I was reading to my daughter. She was 12, but we occasionally still read together. I don’t remember the book. But I remember stopping short. Just for a moment. Because it hit me that there were hundreds of thousands of children who had not experienced, who might not ever experience, that moment: lying in a mother’s arms while she soothes you with sweet words about far-off places or long-ago heroes.
There were hundreds of thousands of children whose father would never read “Goodnight, Moon.”
The challenge for Michigan and Detroit is clear: We can do this. We’ve always been able to do it, whatever it is that needs to be done. In times of war. In times of crisis. We didn’t lose the war. We didn’t lose the auto industry.

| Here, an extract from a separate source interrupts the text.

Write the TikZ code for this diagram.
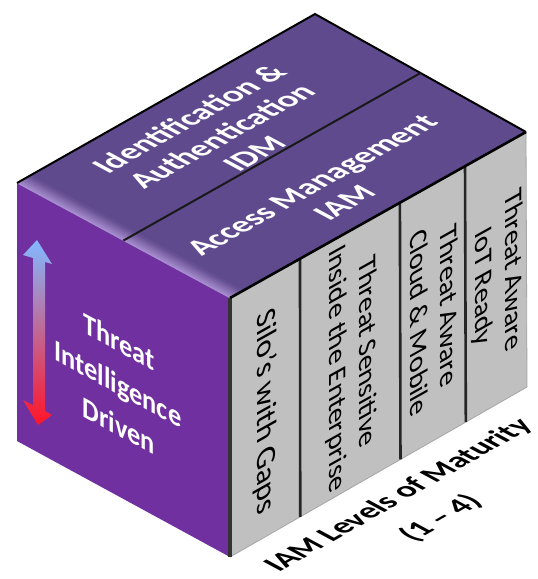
\documentclass[tikz,border=0pt]{standalone}
\usepackage{fontspec}
\setmainfont{Carlito}
\usetikzlibrary{calc}
\definecolor{leftc}{RGB}{112,48,160}
\definecolor{topc}{RGB}{96,74,142}
\definecolor{bevc}{RGB}{165,140,205}
\definecolor{grayc}{RGB}{192,192,192}
\definecolor{arrblue}{RGB}{130,185,255}
\definecolor{arrmid}{RGB}{235,205,235}
\definecolor{arrred}{RGB}{255,20,40}
\begin{document}
\begin{tikzpicture}[x=1pt,y=-1pt,
  lefttext/.style={text=white, font=\fontsize{30}{41}\selectfont\bfseries, inner sep=0pt, anchor=base, rotate=-28.4, xslant=-0.54, yscale=0.88},
  toptext/.style={text=white, font=\fontsize{32}{37}\selectfont\bfseries, align=center, inner sep=0pt, transform shape},
  righttext/.style={text=black, font=\fontsize{29}{34}\selectfont, align=center, inner sep=0pt, transform shape},
  bottomtext/.style={text=black, font=\fontsize{31}{48}\selectfont\bfseries, align=center, inner sep=0pt, transform shape},
  divline/.style={line width=2.6pt, black!85},
  edgeline/.style={line width=2pt, black}]
\useasboundingbox (0,0) rectangle (538,579);
\fill[white] (0,0) rectangle (538,579);
% corners
\coordinate (L) at (17,183);
\coordinate (F) at (230,298);
\coordinate (R) at (526,132);
\coordinate (T) at (315,14);
\coordinate (Lb) at (17,441);
\coordinate (Fb) at (230,557);
\coordinate (Rb) at (527,387);
\coordinate (M1) at ($(L)!0.5!(F)$);
\coordinate (M2) at ($(T)!0.5!(R)$);
% right face
\fill[grayc] (F) -- (R) -- (Rb) -- (Fb) -- cycle;
\draw[gray!70, line width=0.8pt] (R) -- (Rb) -- (Fb);
\foreach \t/\n in {0.2365/a,0.574/b,0.794/c}{
  \coordinate (d\n t) at ($(F)!\t!(R)$);
  \coordinate (d\n b) at ($(Fb)!\t!(Rb)$);
  \draw[divline] (d\n t) -- (d\n b);
}
% left face
\fill[leftc] (L) -- (F) -- (Fb) -- (Lb) -- cycle;
\draw[line width=4pt, black!80] (F) -- (Fb);
% top slabs
\fill[topc] (L) -- (M1) -- (M2) -- (T) -- cycle;
\fill[topc] (M1) -- (F) -- (R) -- (M2) -- cycle;
\foreach \i in {0,...,6}{
  \pgfmathsetmacro\f{0.003+\i*0.0065}
  \pgfmathsetmacro\p{100-\i*15}
  \draw[line width=2.4pt, color=bevc!\p!topc] ($(L)!\f!(T)$) -- ($(F)!\f!(R)$);
}
\draw[edgeline] (L) -- (T) -- (R);
\draw[line width=2.6pt, black] (F) -- (R);
\draw[line width=2pt, black!90] (M1) -- (M2);
% left face text, one line per node
\node[lefttext] (tid1) at (119,352) {Threat};
\node[lefttext] (tid2) at (118,394) {Intelligence};
\node[lefttext] (tid3) at (119,436) {Driven};
% top face texts
\begin{scope}[shift={(221,136)}, cm={0.872,0.489,-0.880,0.475,(0,0)}]
  \node[toptext] (idm) at (0,0) {Identification \&\\Authentication\\IDM};
\end{scope}
\begin{scope}[shift={(328,194)}, cm={0.872,0.489,-0.880,0.475,(0,0)}]
  \node[toptext] (iam) at (0,0) {Access Management\\IAM};
\end{scope}
% right face texts
\begin{scope}[shift={(265,412)}, cm={0,-1,0.872,0.489,(0,0)}]
  \node[righttext, font=\fontsize{32}{34}\selectfont] (s1) at (0,0) {Silo's with Gaps};
\end{scope}
\begin{scope}[shift={(351,361)}, cm={0,-1,0.872,0.489,(0,0)}]
  \node[righttext] (s2) at (0,0) {Threat Sensitive\\Inside the Enterprise};
\end{scope}
\begin{scope}[shift={(434,314)}, cm={0,-1,0.872,0.489,(0,0)}]
  \node[righttext] (s3) at (0,0) {Threat Aware\\Cloud \& Mobile};
\end{scope}
\begin{scope}[shift={(497,279)}, cm={0,-1,0.872,0.489,(0,0)}]
  \node[righttext] (s4) at (0,0) {Threat Aware\\IoT Ready};
\end{scope}
% ground label
\begin{scope}[shift={(420,507)}, cm={0.868,0.497,-0.880,0.475,(0,0)}]
  \node[bottomtext] (lvl) at (0,0) {IAM Levels of Maturity\\(1 – 4)};
\end{scope}
% arrow
\shade[top color=arrblue, middle color=arrmid, bottom color=arrred]
  (37,240) -- (52,264) -- (45,262) -- (45,411) -- (52,415) -- (38,425)
  -- (23,400) -- (33,405) -- (33,258) -- (23,255) -- cycle;
\end{tikzpicture}
\end{document}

We won’t lose at this, if we step up, reach out and offer hands up, not hands out.
We can help residents improve their reading levels. Or we can watch businesses pass us by as they seek cities and regions where reading levels are higher, where education is more important.
We can continue to lament how poorly our children are doing in school. Or we can finally admit that a child’s education is a reflection of their parents’ ability to help them learn. And children without caring parents cannot be thrown away.
Mayor Bing gets it. Gov. Rick Snyder, who increased the adult education budget from zero dollars to $22 million this year, gets it. The Rotary Club gets it. Reading Works gets it.
We must embrace every effort, every chance to help.
“I think it’s something that we absolutely have to do,” Bing said, “because there’s a large percentage of our population in the city that needs help. They are not throwaways. And as long as they are opened-minded and want help, I think we can help them.”
Then they can help themselves, help the city and help the state. Then we will have another milestone to mark in our history, the year we decided to turn things around for good, the moment we helped a dad be able to read “Goodnight, Moon.”